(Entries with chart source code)
# # #

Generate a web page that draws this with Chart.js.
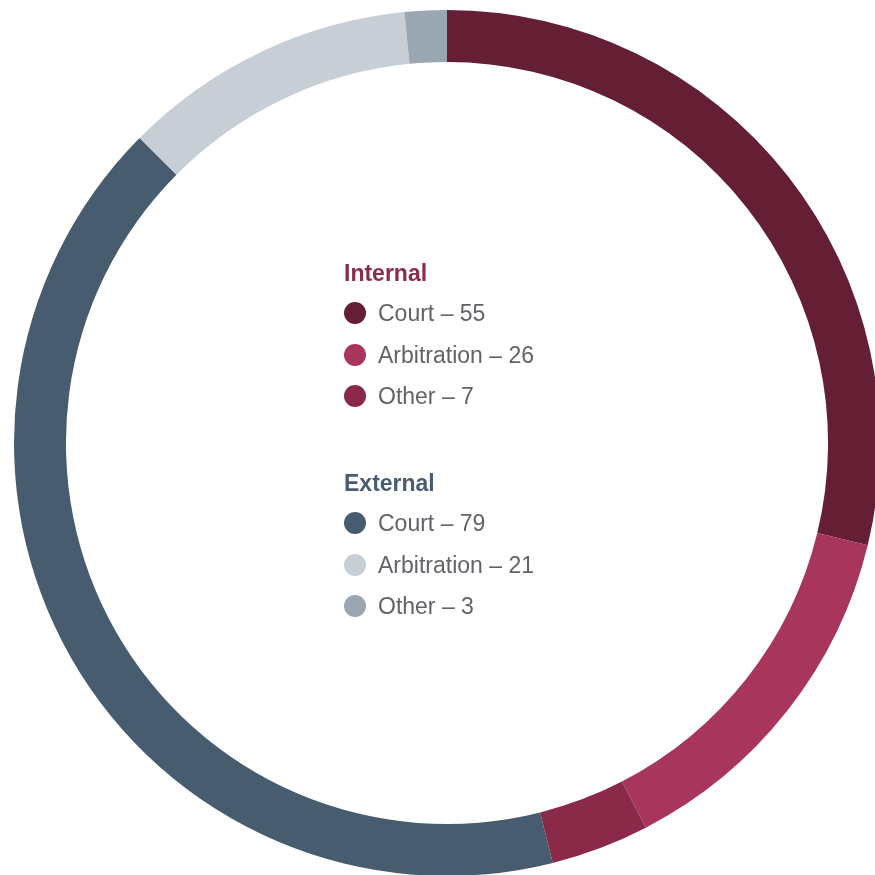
<!DOCTYPE html>
<html><head><meta charset="utf-8">
<script src="https://cdn.jsdelivr.net/npm/chart.js@4/dist/chart.umd.min.js"></script>
<style>
html,body{margin:0;padding:0;width:875px;height:875px;overflow:hidden;background:#fff;}
#wrap{position:absolute;left:14px;top:10px;width:866px;height:866px;}
#legend{position:absolute;left:0;top:0;font-family:"Liberation Sans",Arial,sans-serif;}
.grp{position:absolute;left:344px;font-weight:bold;font-size:23px;height:30px;line-height:30px;white-space:nowrap;}
.item{position:absolute;left:344px;height:30px;font-size:23px;color:#606368;line-height:30px;padding-left:34px;white-space:nowrap;}
.dot{position:absolute;left:0;top:4px;width:22px;height:22px;border-radius:50%;}
</style></head>
<body>
<div id="wrap"><canvas id="c" width="866" height="866"></canvas></div>
<div id="legend"></div>
<script>
const groups = ["Internal","External"];
const groupColors = ["#8c2a4b","#4a5d70"];
const labels = ["Court","Arbitration","Other","Court","Arbitration","Other"];
const groupOf = [0,0,0,1,1,1];
const values = [55,26,7,79,21,3];
const colors = ["#651f35","#a8355b","#8a2a48","#475c6e","#c7ced6","#9aa6b2"];

const lg = document.getElementById('legend');
const groupTop = [273, 483];
groups.forEach((g,gi)=>{
  const h=document.createElement('div');h.className='grp';h.textContent=g;h.style.color=groupColors[gi];
  h.style.top=(groupTop[gi]-15)+'px';
  lg.appendChild(h);
  let k=0;
  labels.forEach((l,i)=>{
    if(groupOf[i]!==gi) return;
    const it=document.createElement('div');it.className='item';
    it.style.top=(groupTop[gi]+40+k*41.5-15)+'px';
    const d=document.createElement('span');d.className='dot';d.style.background=colors[i];
    it.appendChild(d);it.appendChild(document.createTextNode(l+' \u2013 '+values[i]));
    lg.appendChild(it);k++;
  });
});

new Chart(document.getElementById('c'),{
  type:'doughnut',
  data:{labels:labels,datasets:[{data:values,backgroundColor:colors,borderWidth:0}]},
  options:{responsive:false,animation:false,cutout:'88%',rotation:0,
    layout:{padding:0},
    plugins:{legend:{display:false},tooltip:{enabled:false}}}
});
</script>
</body></html>
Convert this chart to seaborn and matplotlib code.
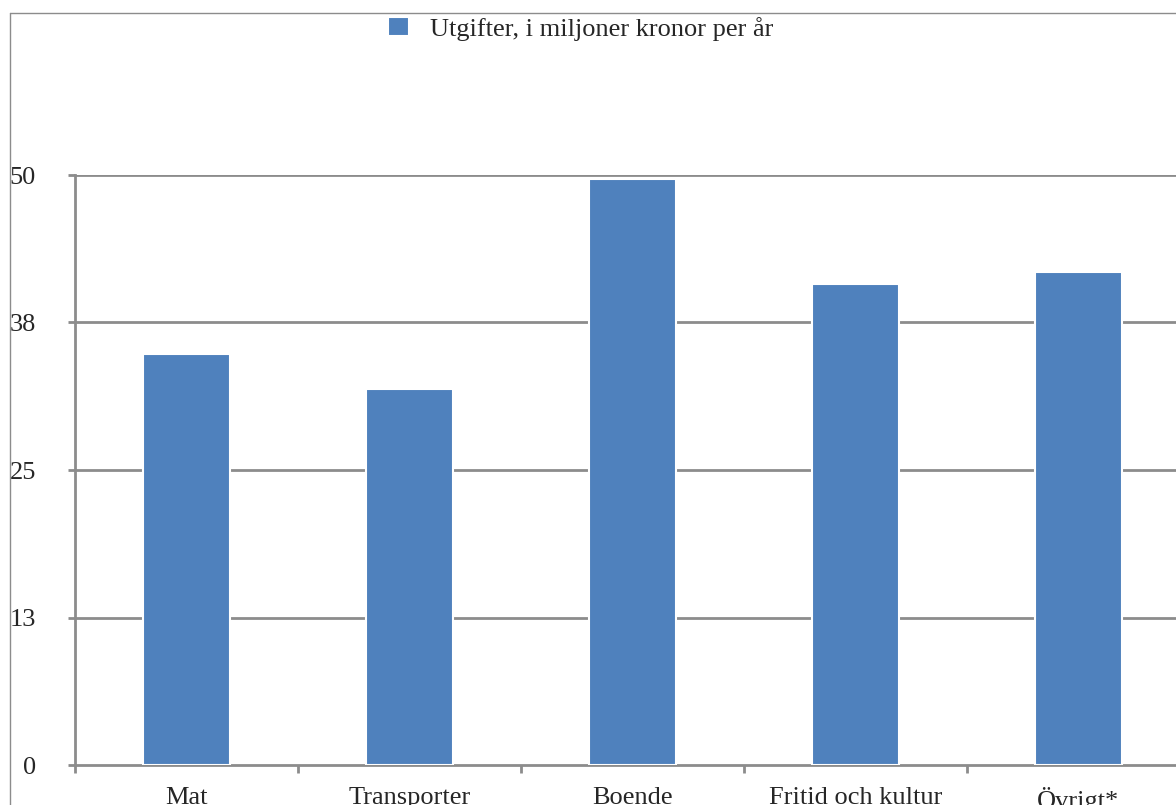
"""
Utgifter per kategori
---------------------
Stapeldiagram, miljoner kronor per år.
"""

import matplotlib
matplotlib.use("Agg")
import matplotlib.pyplot as plt
from matplotlib.lines import Line2D
import seaborn as sns

categories = ["Mat", "Transporter", "Boende", "Fritid och kultur", "Övrigt*"]
values = [34.8, 31.9, 49.7, 40.8, 41.8]
y_ticks = [0, 12.5, 25, 37.5, 50]
y_ticklabels = ["0", "13", "25", "38", "50"]
series_label = "Utgifter, i miljoner kronor per år"

W, H = 1176, 805
BAR = "#4F81BD"
GRID = "#8c8c8c"
FS = 19

sns.set_style("white")
plt.rcParams["font.family"] = ["Liberation Serif", "DejaVu Serif"]

fig = plt.figure(figsize=(W / 100, H / 100), dpi=100)
# axes run past the right edge, the original is cropped there
ax = fig.add_axes([75 / W, 40 / H, 1115 / W, 590 / H])

sns.barplot(
    x=categories,
    y=values,
    color=BAR,
    saturation=1,
    width=0.39,
    edgecolor="white",
    linewidth=1.5,
    label=series_label,
    ax=ax,
    zorder=3,
)

ax.set_xlim(-0.5, len(categories) - 0.5)
ax.set_ylim(0, 50)
ax.set_yticks(y_ticks)
ax.set_yticklabels(y_ticklabels)
ax.set_xlabel("")
ax.set_ylabel("")

# grid behind bars
for t in y_ticks[1:]:
    ax.axhline(t, color=GRID, lw=2, zorder=1)

for side in ["top", "right"]:
    ax.spines[side].set_visible(False)
for side in ["left", "bottom"]:
    ax.spines[side].set_color(GRID)
    ax.spines[side].set_linewidth(2)

ax.tick_params(axis="y", length=5, width=2, color=GRID, pad=23,
               labelsize=FS, direction="out", left=True)
ax.tick_params(axis="x", which="major", length=0, pad=16, labelsize=FS)
ax.set_xticks([i - 0.5 for i in range(len(categories) + 1)], minor=True)
ax.tick_params(axis="x", which="minor", length=6, width=2, color=GRID,
               direction="out", bottom=True)
for lbl in ax.get_yticklabels():
    lbl.set_horizontalalignment("right")

if ax.get_legend() is not None:
    ax.get_legend().remove()
handles, labels = ax.get_legend_handles_labels()
fig.legend(
    handles[:1], labels[:1],
    loc="center left",
    bbox_to_anchor=(388 / W, 1 - 29 / H),
    frameon=False,
    fontsize=FS,
    handlelength=0.8,
    handleheight=0.75,
    handletextpad=0.8,
    borderpad=0,
    borderaxespad=0,
)

# outer frame lines of the original picture
fig.add_artist(Line2D([10 / W, 10 / W], [0, 1 - 13 / H],
                      transform=fig.transFigure, color=GRID, lw=1))
fig.add_artist(Line2D([10 / W, 1], [1 - 13 / H, 1 - 13 / H],
                      transform=fig.transFigure, color=GRID, lw=1))

fig.savefig("out.png", dpi=100)
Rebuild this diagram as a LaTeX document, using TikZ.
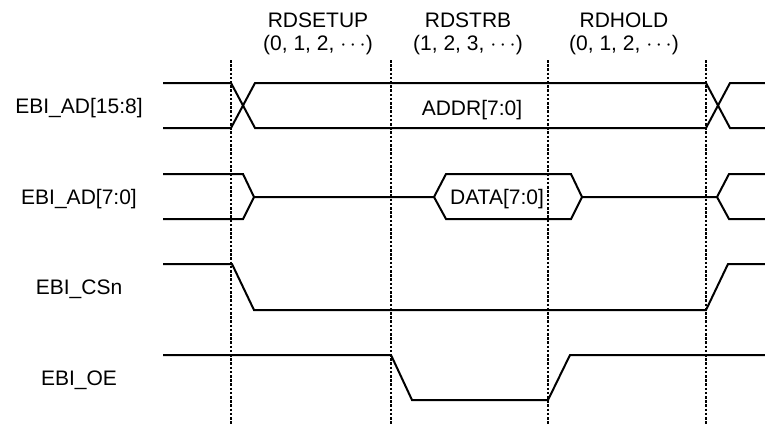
\documentclass[tikz,border=0pt]{standalone}
\usepackage{fontspec}
\setmainfont{Liberation Sans}
\tikzset{
  sig/.style={line width=1pt},
  guide/.style={line width=0.8pt,dash pattern=on 1.3pt off 0.8pt},
  lbl/.style={inner sep=0pt,anchor=base,font=\fontsize{10.5}{12}\selectfont}
}
\begin{document}
\begin{tikzpicture}[x=0.5pt,y=-0.5pt]
            \useasboundingbox (0,0) rectangle (765,424);
            \foreach \t in {231,391,548,706}
                \draw[guide] (\t,60)--(\t,424);
            \node[lbl] (setup) at (318,27) {RDSETUP};
            \node[lbl] (setupn) at (318,50) {(0, 1, 2, $\cdots$)};
            \node[lbl] (strb) at (468,27) {RDSTRB};
            \node[lbl] (strbn) at (468,50) {(1, 2, 3, $\cdots$)};
            \node[lbl] (hold) at (624,27) {RDHOLD};
            \node[lbl] (holdn) at (624,50) {(0, 1, 2, $\cdots$)};
            \node[lbl] (adhi) at (79,113) {EBI\_AD[15:8]};
            \node[lbl] (adlo) at (79,204) {EBI\_AD[7:0]};
            \node[lbl] (csn) at (79,294) {EBI\_CSn};
            \node[lbl] (oe) at (79,385) {EBI\_OE};
            \draw[sig](163,83)--(231,83)--(255,128)--(706,128)--(730,83)--(765,83);
            \draw[sig](163,128)--(231,128)--(255,83)--(706,83)--(730,128)--(765,128);
            \node[lbl] (addr) at (472,115) {ADDR[7:0]};
            \draw[sig](163,174)--(243,174)--(254,197)--(434,197)--(446,174)--(571,174)--(582,197)--(717,197)--(729,174)--(765,174);
            \draw[sig](163,219)--(243,219)--(254,197);
            \draw[sig](434,197)--(446,219)--(571,219)--(582,197);
            \draw[sig](717,197)--(729,219)--(765,219);
            \node[lbl] (data) at (497,204) {DATA[7:0]};
            \draw[sig](163,264)--(232,264)--(254,310)--(706,310)--(728,264)--(765,264);
            \draw[sig](163,355)--(391,355)--(412,400)--(548,400)--(570,355)--(765,355);
        \end{tikzpicture}
\end{document}
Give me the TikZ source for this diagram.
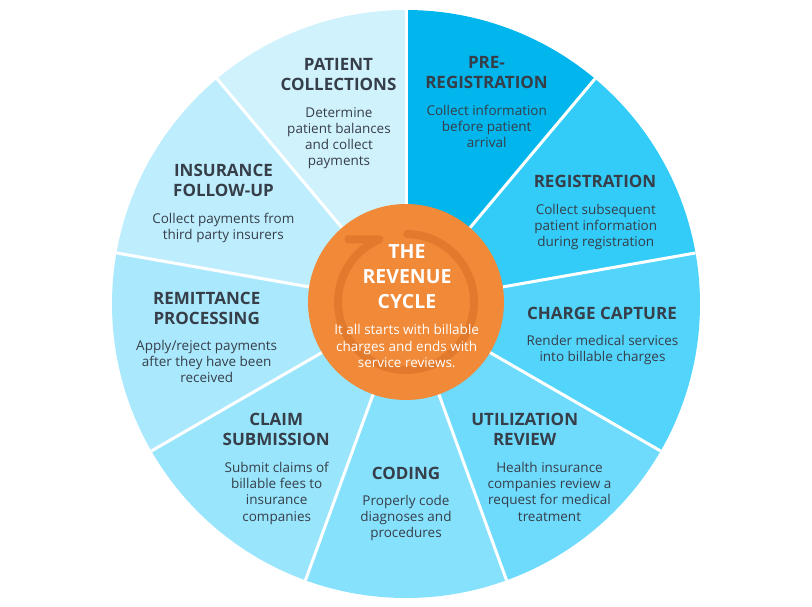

# # #

[Work required]
Take every line from the data above that holds "matplotlib" and copy it out.

[Task solution]
Convert this chart to seaborn and matplotlib code.
import matplotlib
matplotlib.use("Agg")
import matplotlib.pyplot as plt
from matplotlib.lines import Line2D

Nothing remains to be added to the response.